由結果中亦發現在較小的德拜厚度下，電雙層影響範圍較小，因此造成離子不論在注入管道或分離管道中，受壁面吸引或排斥的效應不明顯。流場兩側受到的擠壓較小，流線能較往分離管道中兩側擴展，將更多離子帶進分離管道中。負離子在圓弧區無聚集現象，使得訊號輸出時有較好的分析趨勢；正離子在分離過程中，吸附在壁面上的比例較少。
因此可得知在較小的德拜厚度之下，能得到更多的樣品資訊作為分析。

Capillary Zone Electrophoresis (CZE) is a kind of analysis method that develops rapidly in recent years. The effects of EDL cause different ions distribution density near the wall of CZE. Furthermore, the counter-ions will be pulled toward the microchannel wall of opposite charge and the co-ions will be pushed out of the EDL of the same charge.
Therefore, the effect of different Debye lengths on charged ions migration in CZE will be investigated in this study. In order to get the more accurate result for circular-arc in the intersection of injection channel and separation channel, this study uses Finite Element Method (FEM) in the computation and employs the Particle-In-Cell (PIC) method to investigate the migration of negatively and positively charged ions in CZE chip.

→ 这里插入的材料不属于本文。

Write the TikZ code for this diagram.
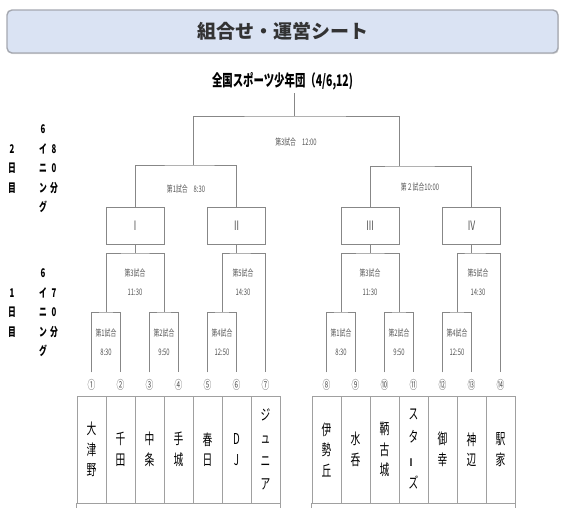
\documentclass[tikz,border=0pt]{standalone}
\usepackage{fontspec}
\usepackage{graphicx}
\setmainfont{Noto Sans CJK JP}
\newfontfamily\narrowjp{Noto Sans CJK JP}[FakeStretch=0.65]
\usetikzlibrary{shadows}
\definecolor{sheet_blue}{RGB}{218,227,243}
\definecolor{sheet_edge}{RGB}{165,168,176}
\definecolor{bracket_gray}{RGB}{135,135,135}
\definecolor{cell_gray}{RGB}{160,160,160}
\definecolor{label_gray}{RGB}{85,85,85}
\newcommand{\tatebar}{\rotatebox[origin=c]{90}{ー}}

\begin{document}
\begin{tikzpicture}[x=1pt, y=-1pt,
    bracket/.style={draw=bracket_gray, line width=0.6pt},
    stagebox/.style={draw=bracket_gray, line width=0.6pt, minimum width=58pt, minimum height=37pt, inner sep=0pt, text=label_gray, font=\narrowjp\fontsize{13}{13}\selectfont},
    gamelabel/.style={text=label_gray, align=center, inner sep=0pt, font=\narrowjp\fontsize{9}{19}\selectfont},
    seed/.style={text=label_gray, inner sep=0pt, outer sep=7pt, font=\narrowjp\fontsize{12}{12}\selectfont},
    team/.style={draw=cell_gray, line width=0.6pt, minimum width=29pt, minimum height=107pt, inner sep=0pt, align=center, font=\narrowjp\fontsize{15}{20.5}\selectfont},
    daylabel/.style={align=center, inner sep=0pt, font=\narrowjp\bfseries\fontsize{12}{19.5}\selectfont}]
    \useasboundingbox (0,0) rectangle (568,507);

    % Title
    \node[draw=sheet_edge, line width=1.4pt, fill=sheet_blue, rounded corners=5pt, drop shadow={opacity=0.25, shadow xshift=0.8pt, shadow yshift=-1.2pt}, minimum width=551pt, minimum height=43pt, text=black!80, font=\bfseries\fontsize{19}{19}\selectfont] (title) at (282.5,31.5) {組合せ・運営シート};
    \node[font=\narrowjp\bfseries\fontsize{16}{16}\selectfont] (event) at (282.5,81) {全国スポーツ少年団（4/6,12)};

    % Day labels
    \node[daylabel] (day2) at (12,169) {2\\日\\目};
    \node[daylabel] (inn2) at (43,169) {6\\イ\\ニ\\ン\\グ};
    \node[daylabel] (min2) at (54,169) {8\\0\\分};
    \node[daylabel] (day1) at (12,313) {1\\日\\目};
    \node[daylabel] (inn1) at (43,313) {6\\イ\\ニ\\ン\\グ};
    \node[daylabel] (min1) at (54,313) {7\\0\\分};

    % Teams
    \foreach \team [count=\i] in {{大\\津\\野},{千\\田},{中\\条},{手\\城},{春\\日},{D\\J},{ジ\\[2.5pt]ュ\\[2.5pt]ニ\\[2.5pt]ア}}
        \node[team] (t\i) at ({62.5+29*\i},449.5) {\team};
    \foreach \team [count=\i from 8] in {{伊\\勢\\丘},{水\\呑},{鞆\\古\\城},{ス\\[2.5pt]タ\\[2.5pt]\tatebar\\[2.5pt]ズ},{御\\幸},{神\\辺},{駅\\家}}
        \node[team] (t\i) at ({94.5+29*\i},449.5) {\team};
    \draw[draw=cell_gray, line width=0.6pt] (t1.south west) -- ++(0,5) (t7.south east) -- ++(0,5);
    \draw[draw=cell_gray, line width=0.6pt] (t8.south west) -- ++(0,5) (t14.south east) -- ++(0,5);

    % Seeds
    \foreach \i/\sym in {1/①,2/②,3/③,4/④,5/⑤,6/⑥,7/⑦}
        \node[seed] (n\i) at ({62.5+29*\i},385) {\sym};
    \foreach \i/\sym in {8/⑧,9/⑨,10/⑩,11/⑪,12/⑫,13/⑬,14/⑭}
        \node[seed] (n\i) at ({94.5+29*\i},385) {\sym};

    % Blocks
    \node[stagebox] (b1) at (135,225.5) {Ⅰ};
    \node[stagebox] (b2) at (236.5,225.5) {Ⅱ};
    \node[stagebox] (b3) at (370,225.5) {Ⅲ};
    \node[stagebox] (b4) at (471.5,225.5) {Ⅳ};

    % Junctions
    \coordinate (top) at (294,116);
    \coordinate (semiL) at (193,165);
    \coordinate (semiR) at (399,166);
    \coordinate (q1L) at (106,312);
    \coordinate (q2L) at (164,312);
    \coordinate (q3L) at (135,253);
    \coordinate (q4L) at (222,312);
    \coordinate (q5L) at (236.5,253);
    \coordinate (q1R) at (341,312);
    \coordinate (q2R) at (399,312);
    \coordinate (q3R) at (370,253);
    \coordinate (q4R) at (457,312);
    \coordinate (q5R) at (471.5,253);

    % Day 2 brackets
    \draw[bracket] (event.south -| top) -- (top);
    \draw[bracket] (semiL) |- (top) -| (semiR);
    \draw[bracket] (b1.north) |- (semiL) -| (b2.north);
    \draw[bracket] (b3.north) |- (semiR) -| (b4.north);

    % Day 1 brackets
    \draw[bracket] (n1.north) |- (q1L) -| (n2.north);
    \draw[bracket] (n3.north) |- (q2L) -| (n4.north);
    \draw[bracket] (q1L) |- (q3L) -| (q2L);
    \draw[bracket] (q3L) -- (b1.south);
    \draw[bracket] (n5.north) |- (q4L) -| (n6.north);
    \draw[bracket] (q4L) |- (q5L) -| (n7.north);
    \draw[bracket] (q5L) -- (b2.south);
    \draw[bracket] (n8.north) |- (q1R) -| (n9.north);
    \draw[bracket] (n10.north) |- (q2R) -| (n11.north);
    \draw[bracket] (q1R) |- (q3R) -| (q2R);
    \draw[bracket] (q3R) -- (b3.south);
    \draw[bracket] (n12.north) |- (q4R) -| (n13.north);
    \draw[bracket] (q4R) |- (q5R) -| (n14.north);
    \draw[bracket] (q5R) -- (b4.south);

    % Game labels
    \node[gamelabel] (g6) at (296,142) {第3試合\hspace{6pt}12:00};
    \node[gamelabel] (g5L) at (186,189) {第1試合\hspace{6pt}8:30};
    \node[gamelabel] (g5R) at (420,187) {第２試合10:00};
    \node[gamelabel] (g3L) at (135,282.5) {第3試合\\11:30};
    \node[gamelabel] (g1L) at (106,342) {第1試合\\8:30};
    \node[gamelabel] (g2L) at (164,342) {第2試合\\9:50};
    \node[gamelabel] (g5Lb) at (243,282.5) {第5試合\\14:30};
    \node[gamelabel] (g4L) at (222,342) {第4試合\\12:50};
    \node[gamelabel] (g3R) at (370,282.5) {第3試合\\11:30};
    \node[gamelabel] (g1R) at (341,342) {第1試合\\8:30};
    \node[gamelabel] (g2R) at (399,342) {第2試合\\9:50};
    \node[gamelabel] (g5Rb) at (478,282.5) {第5試合\\14:30};
    \node[gamelabel] (g4R) at (457,342) {第4試合\\12:50};
\end{tikzpicture}
\end{document}
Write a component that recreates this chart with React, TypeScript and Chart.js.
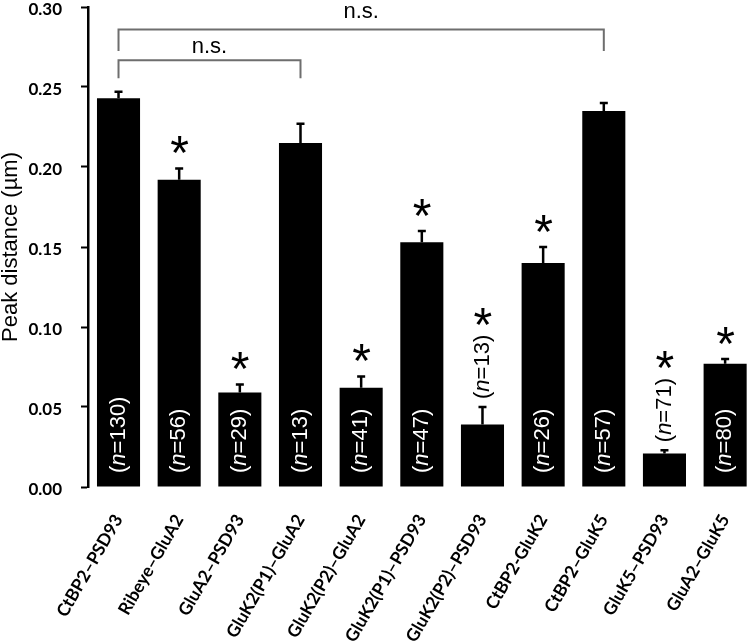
import React, { useEffect, useRef } from "react";
import { Chart, registerables } from "chart.js";

Chart.register(...registerables);

const categories = [
  "CtBP2–PSD93",
  "Ribeye–GluA2",
  "GluA2–PSD93",
  "GluK2(P1)–GluA2",
  "GluK2(P2)–GluA2",
  "GluK2(P1)–PSD93",
  "GluK2(P2)–PSD93",
  "CtBP2-GluK2",
  "CtBP2–GluK5",
  "GluK5–PSD93",
  "GluA2–GluK5",
];
const means = [0.243, 0.192, 0.059, 0.215, 0.062, 0.153, 0.039, 0.14, 0.235, 0.021, 0.077];
const errors = [0.004, 0.007, 0.005, 0.012, 0.007, 0.007, 0.011, 0.01, 0.005, 0.002, 0.003];
const sampleSizes = [130, 56, 29, 13, 41, 47, 13, 26, 57, 71, 80];
const significant = [false, true, true, false, true, true, true, true, false, true, true];
const yTicks = [0, 0.05, 0.1, 0.15, 0.2, 0.25, 0.3];
const bracketFrom = [0, 0];
const bracketTo = [8, 3];
const bracketLevel = [0.286, 0.2667];
const bracketLegEnd = [0.2725, 0.2554];
const bracketTextLevel = [0.2929, 0.2711];
const bracketText = ["n.s.", "n.s."];

const nFont = "22px 'Liberation Sans', Arial, sans-serif";
const nFontItalic = "italic 22px 'Liberation Sans', Arial, sans-serif";

const annotations = {
  id: "annotations",
  afterDatasetsDraw(chart: any) {
    const ctx = chart.ctx as CanvasRenderingContext2D;
    const xs = chart.scales.x;
    const ys = chart.scales.y;
    ctx.save();
    // error bars
    ctx.strokeStyle = "#000";
    ctx.lineWidth = 2.5;
    ctx.lineCap = "butt";
    means.forEach((m, i) => {
      const cx = xs.getPixelForValue(i);
      const y0 = ys.getPixelForValue(m);
      const y1 = ys.getPixelForValue(m + errors[i]);
      ctx.beginPath();
      ctx.moveTo(cx, y0);
      ctx.lineTo(cx, y1);
      ctx.moveTo(cx - 4, y1);
      ctx.lineTo(cx + 4, y1);
      ctx.stroke();
    });

    // n labels and asterisks
    means.forEach((m, i) => {
      const cx = xs.getPixelForValue(i);
      const base = ys.getPixelForValue(0);
      const top = ys.getPixelForValue(m);
      const errTop = ys.getPixelForValue(m + errors[i]);
      const parts: [string, string][] = [
        ["(", nFont],
        ["n", nFontItalic],
        ["=" + sampleSizes[i] + ")", nFont],
      ];
      let w = 0;
      const widths = parts.map(([t, f]) => {
        ctx.font = f;
        const ww = ctx.measureText(t).width;
        w += ww;
        return ww;
      });
      const inside = base - top >= w + 22;
      const start = inside ? base - 14 : errTop - 8;
      ctx.save();
      ctx.translate(cx, start);
      ctx.rotate(-Math.PI / 2);
      ctx.textBaseline = "middle";
      ctx.textAlign = "left";
      ctx.fillStyle = inside ? "#fff" : "#000";
      let px = 0;
      parts.forEach(([t, f], k) => {
        ctx.font = f;
        ctx.fillText(t, px, 0);
        px += widths[k];
      });
      ctx.restore();

      if (significant[i]) {
        const cy = inside ? errTop - 24 : start - w - 18;
        ctx.font = "48px 'Liberation Sans', Arial, sans-serif";
        ctx.fillStyle = "#000";
        ctx.textAlign = "left";
        ctx.textBaseline = "alphabetic";
        const mt = ctx.measureText("*");
        const x0 = cx - (mt.actualBoundingBoxRight - mt.actualBoundingBoxLeft) / 2;
        const y0 = cy + (mt.actualBoundingBoxAscent - mt.actualBoundingBoxDescent) / 2;
        ctx.fillText("*", x0, y0);
      }
    });

    // brackets
    ctx.strokeStyle = "#6e6e6e";
    ctx.lineWidth = 2;
    bracketFrom.forEach((f, k) => {
      const xa = xs.getPixelForValue(f);
      const xb = xs.getPixelForValue(bracketTo[k]);
      const yl = ys.getPixelForValue(bracketLevel[k]);
      const ye = ys.getPixelForValue(bracketLegEnd[k]);
      ctx.beginPath();
      ctx.moveTo(xa, ye);
      ctx.lineTo(xa, yl);
      ctx.lineTo(xb, yl);
      ctx.lineTo(xb, ye);
      ctx.stroke();
      ctx.font = "22px 'Liberation Sans', Arial, sans-serif";
      ctx.fillStyle = "#000";
      ctx.textAlign = "center";
      ctx.textBaseline = "alphabetic";
      ctx.fillText(bracketText[k], (xa + xb) / 2, ys.getPixelForValue(bracketTextLevel[k]));
    });
    ctx.restore();
  },
};

export default function App() {
  const ref = useRef<HTMLCanvasElement | null>(null);
  useEffect(() => {
    if (!ref.current) return;
    const xFont = { family: "Lato, 'Open Sans', sans-serif", weight: "bold" as const, size: 17.5 };
    const yFont = { family: "Lato, 'Open Sans', sans-serif", weight: "bold" as const, size: 17 };
    const chart = new Chart(ref.current, {
      type: "bar",
      data: {
        datasets: [
          {
            data: means.map((v, i) => ({ x: i, y: v })),
            backgroundColor: "#000",
            borderWidth: 0,
            barPercentage: 0.71,
            categoryPercentage: 1,
          },
        ],
      },
      options: {
        animation: false,
        responsive: false,
        layout: { padding: { top: 7, left: 0, right: 0, bottom: 0 } },
        plugins: { legend: { display: false }, tooltip: { enabled: false } },
        scales: {
          x: {
            type: "linear",
            min: -0.503,
            max: 10.41,
            offset: false,
            grid: { display: false },
            border: { display: false },
            afterBuildTicks: (s: any) => {
              s.ticks = categories.map((_, i) => ({ value: i }));
            },
            afterFit: (s: any) => {
              s.height = 156;
              s.paddingLeft = 0;
              s.paddingRight = 0;
            },
            ticks: {
              callback: (v: any) => categories[Math.round(Number(v))] ?? "",
              minRotation: 60,
              maxRotation: 60,
              autoSkip: false,
              padding: 16,
              color: "#000",
              font: xFont,
            },
          },
          y: {
            min: 0,
            max: 0.3,
            afterBuildTicks: (s: any) => {
              s.ticks = yTicks.map((v) => ({ value: v }));
            },
            afterFit: (s: any) => {
              s.width = 88;
              s.paddingTop = 0;
              s.paddingBottom = 0;
            },
            grid: {
              display: true,
              drawOnChartArea: false,
              drawTicks: true,
              tickLength: 7,
              tickWidth: 2,
              tickColor: "#000",
            },
            border: { display: true, color: "#000", width: 2.5 },
            ticks: {
              padding: 19,
              labelOffset: 3,
              color: "#000",
              font: yFont,
              callback: (v: any) => Number(v).toFixed(2),
            },
            title: {
              display: true,
              text: "Peak distance (µm)",
              color: "#000",
              font: { family: "'Liberation Sans', Arial, sans-serif", size: 22, lineHeight: 1 },
              padding: 0,
            },
          },
        },
      } as any,
      plugins: [annotations],
    });
    return () => chart.destroy();
  }, []);
  return (
    <div style={{ position: "absolute", left: 0, top: 0, width: 750, height: 643, background: "#fff" }}>
      <canvas ref={ref} width={750} height={643} />
    </div>
  );
}
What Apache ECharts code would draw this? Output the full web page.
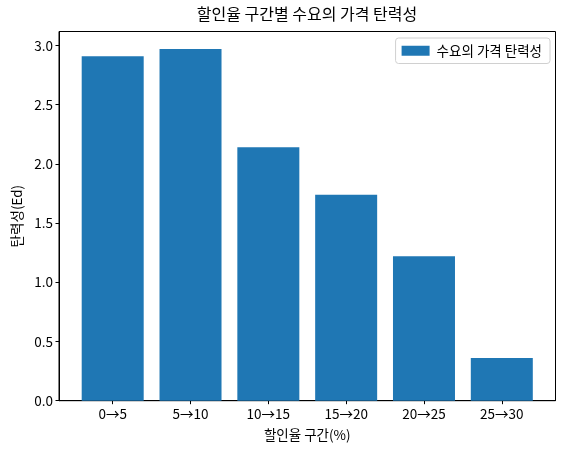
<!DOCTYPE html>
<html><head><meta charset="utf-8">
<script src="https://cdn.jsdelivr.net/npm/echarts@6/dist/echarts.min.js"></script>
<style>html,body{margin:0;padding:0;background:#fff}#c{width:565px;height:455px}</style>
</head><body><div id="c"></div>
<script>
const categories = ['0→5', '5→10', '10→15', '15→20', '20→25', '25→30'];
const elasticity = [2.91, 2.97, 2.14, 1.74, 1.22, 0.36];
const yTicks = [0, 0.5, 1.0, 1.5, 2.0, 2.5, 3.0];
const seriesName = '수요의 가격 탄력성';
const titleText = '할인율 구간별 수요의 가격 탄력성';
const xLabel = '할인율 구간(%)';
const yLabel = '탄력성(Ed)';

const FONT = '"Noto Sans CJK KR", "Noto Sans", sans-serif';
const chart = echarts.init(document.getElementById('c'), null, {renderer: 'canvas'});
const idx = categories.map((_, i) => i);
chart.setOption({
  animation: false,
  textStyle: {fontFamily: FONT, color: '#000'},
  graphic: [{
    type: 'text', x: 307, y: 6,
    style: {text: titleText, font: '16px ' + FONT, fill: '#000', textAlign: 'center'}
  }],
  legend: {
    show: true, right: 15, top: 38, orient: 'vertical',
    data: [seriesName], icon: 'rect', itemWidth: 28, itemHeight: 10,
    padding: [6, 8, 6, 6], itemGap: 5,
    backgroundColor: 'rgba(255,255,255,0.8)', borderColor: '#d0d0d0', borderWidth: 1, borderRadius: 3,
    textStyle: {fontFamily: FONT, fontSize: 13.5, color: '#000', padding: [0, 0, 0, 2]}
  },
  grid: {left: 59, right: 9.5, top: 31.5, bottom: 54.3, show: true, borderColor: '#000', borderWidth: 1, containLabel: false},
  xAxis: {
    type: 'value', min: -0.69, max: 5.69,
    name: xLabel, nameLocation: 'middle', nameGap: 27,
    nameTextStyle: {fontFamily: FONT, fontSize: 13.5, color: '#000'},
    axisLine: {show: true, onZero: false, lineStyle: {color: '#000', width: 1}},
    axisTick: {show: true, length: 3.5, lineStyle: {color: '#000'}, customValues: idx},
    axisLabel: {show: true, margin: 6, fontSize: 13.5, color: '#000', fontFamily: FONT,
      customValues: idx, formatter: v => categories[Math.round(v)]},
    splitLine: {show: false}
  },
  yAxis: {
    type: 'value', min: 0, max: 3.1185,
    name: yLabel, nameLocation: 'middle', nameGap: 34, nameRotate: 90,
    nameTextStyle: {fontFamily: FONT, fontSize: 13.5, color: '#000'},
    axisLine: {show: true, onZero: false, lineStyle: {color: '#000', width: 1}},
    axisTick: {show: true, length: 3.5, lineStyle: {color: '#000'}, customValues: yTicks},
    axisLabel: {show: true, margin: 6, fontSize: 13.5, color: '#000', fontFamily: FONT,
      customValues: yTicks, formatter: v => v.toFixed(1)},
    splitLine: {show: false}
  },
  series: [{
    name: seriesName, type: 'bar', barWidth: 62,
    itemStyle: {color: '#1f77b4'},
    data: elasticity.map((v, i) => [i, v])
  }]
});
</script></body></html>
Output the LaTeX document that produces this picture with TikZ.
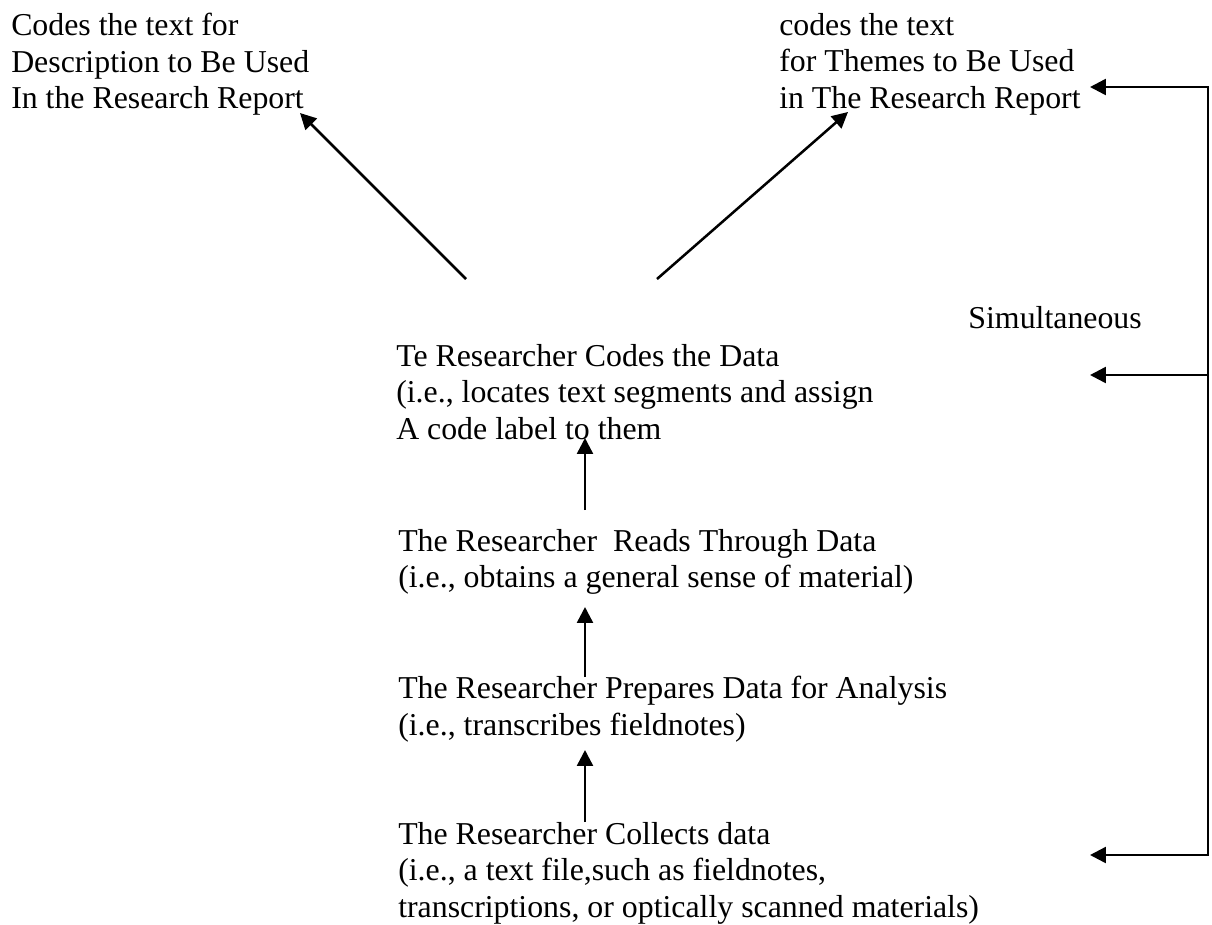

The results show that smaller Debye length has smaller effective zone and causes streamlines to expand widely, so many charged ions are pushed in separation channel. Because there is no cluster of negative-charged ions at arc-corner and smaller decreases of positive-charged ions during separation process, we can get more data output for analysis and more precise results.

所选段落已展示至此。